Ce qui frappe les esprits et qui choque les professionnels et les personnels, mais aussi les citoyens dans ce train de réformes et dans cette délégation, c’est le déficit de démocratie, la confiscation du débat, la pauvreté et l’archaïsme des arguments servis.

Quand aurons-nous parlé, avec qui, de l’intérêt à agir ainsi pour le conseil régional de Bretagne et pour l’Etat et le ministère de la culture. Nous ne savons pas ou si peu ce que portent les élus bretons. Nous attendons encore que la ministre présente un projet digne de ce nom pour le moyen et le long terme. Nous sommes en droit d’attendre que celles et ceux qui décident se décident enfin à porter le regard au-delà de considérations court-termistes et politiciennes.

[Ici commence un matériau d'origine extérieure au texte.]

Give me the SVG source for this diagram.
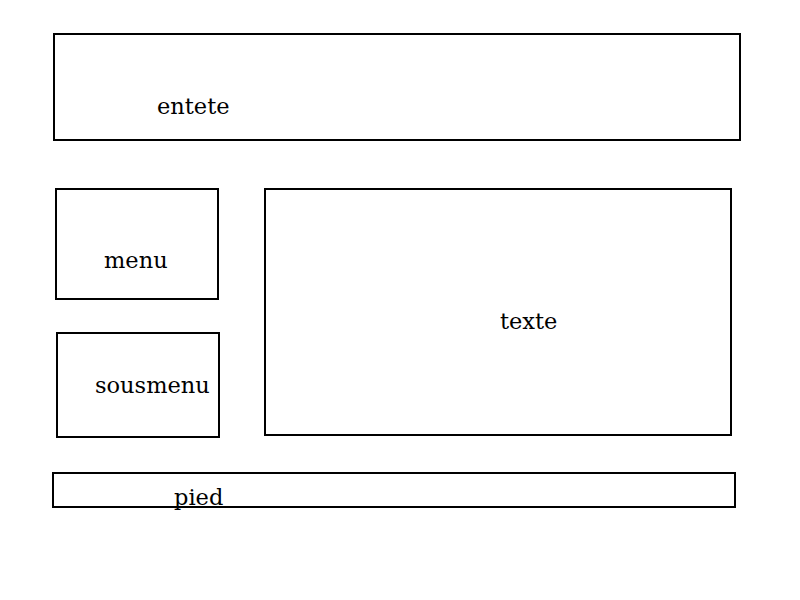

Dans une période qui voit le retour en force des idéologies identitaires, sectaires et xénophobes, le gouvernement et les pouvoirs publics ont le devoir de préserver la cohésion nationale et l’équité de tous les citoyens. Nous voulons alerter contre le risque, et il est grand, de favoriser une culture à la carte, porteuse de replis et de reculs sociaux et sociétaux. Nous voulons alerter contre le risque, et il est grand, d’éclatement et pour finir de destruction du service public. Ce service public, qui certes doit se perfectionner et se renforcer, mais qui permet de rassembler et de faire société, progrès et confiance dans l’avenir.

Il est inacceptable que dans le cadre d’une réforme territoriale et des services déconcentrés d’une ampleur inconnue depuis la création des DRAC en 1977, la ministre ne dise pas un mot sur le rôle irremplaçable que l’Etat doit continuer de jouer dans tous les territoires. Fleur Pellerin et Manuel Valls ont en quelque sorte ouvert une grande braderie des missions du ministère de la culture et chacun est invité à se servir. C’est une faute politique très grave pour l’avenir des politiques publiques culturelles dans notre pays.

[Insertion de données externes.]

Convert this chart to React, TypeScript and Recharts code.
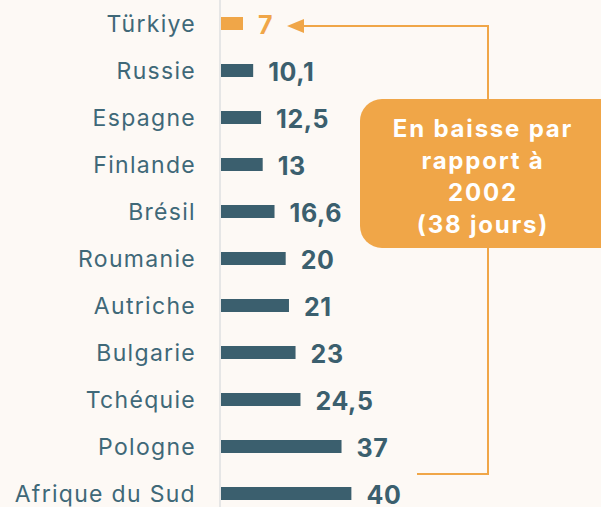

Circonstance aggravante et accroc supplémentaire à la démocratie sociale : alors que nous avons demandé qu’un représentant du conseil régional de Bretagne soit invité ce jour en séance du CT-M pour échanger sur cette question fondamentale qui nous traverse tous, force est de constater que nul ne s’est déplacé pour en débattre.

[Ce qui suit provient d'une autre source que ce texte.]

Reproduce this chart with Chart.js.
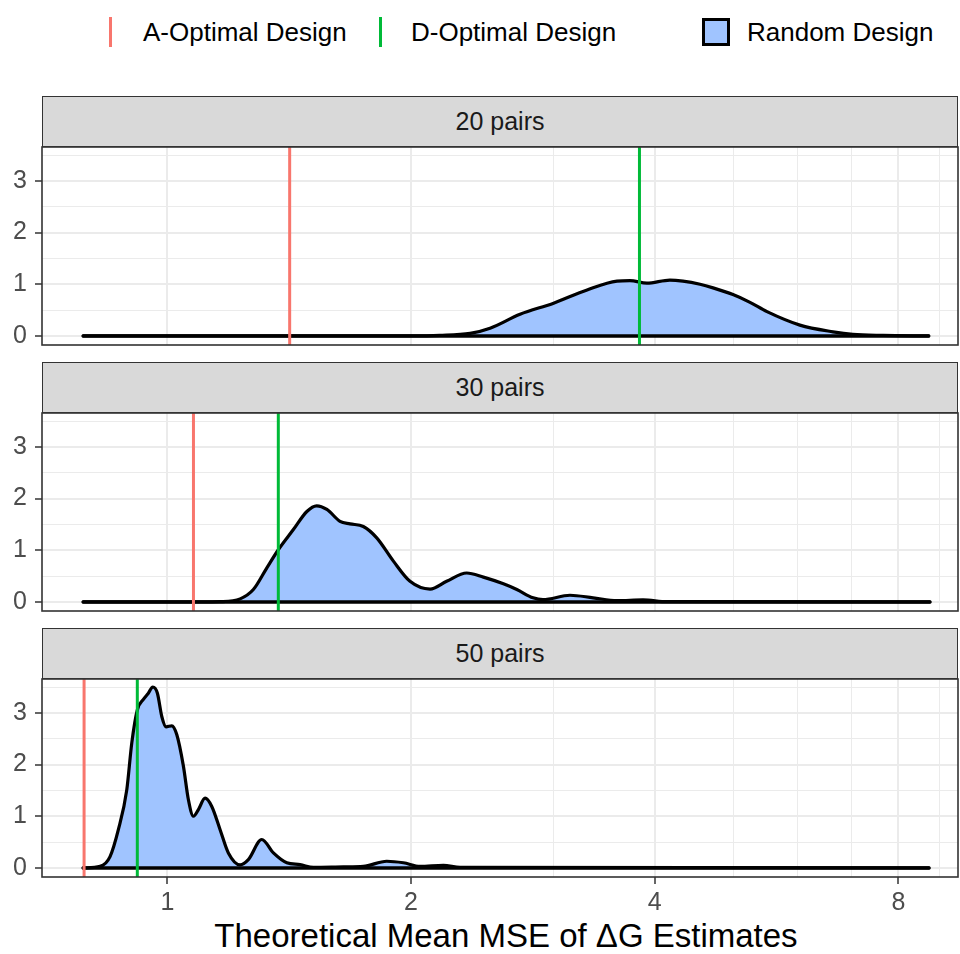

Les questions de la Bretagne et des bretons nous intéressent au plus haut point. Cette altérité-là vaut d’ailleurs autant que celle de chacun des territoires qui composent la République. Or c’est justement parce que toutes ces aspirations doivent être entendues que l’Etat doit rester présent dans tous les territoires et pas seulement dans les territoires et/ou circonscriptions administratifs. La situation exige que l’Etat soit effectivement présent et déploie des politiques culturelles et éducatives dans les grandes métropoles comme dans les villes moyennes, les campagnes et les zones périurbaines, dans les quartiers dits difficiles et délaissés. On ne sait que trop ce qu’engendre le sentiment de déclassement et d’abandon, la pauvreté et le désespoir.

Non seulement nous ne pouvons pas nous résoudre au désengagement de l’Etat et à ses renoncements mais nous réaffirmons toute la modernité et la dimension vitale pour la démocratie d’un service public qui associe l’Etat, tous ses services et les collectivités territoriales. Nous persistons à défendre l’idée force de partenariats public-public au service de toutes les populations sans exception. La politique du toujours moins d’Etat devient bientôt la politique du pire.

A l’inverse, la CGT, elle, revendique la co-construction de politiques publiques qui conjuguent démocratie sociale et démocratie culturelle.

La situation délicate que nous connaissons et dont souffrent nombre de nos concitoyens appelle plus et mieux d’Etat, en Bretagne comme partout en France métropolitaine et dans les départements et territoires d’outre-mer.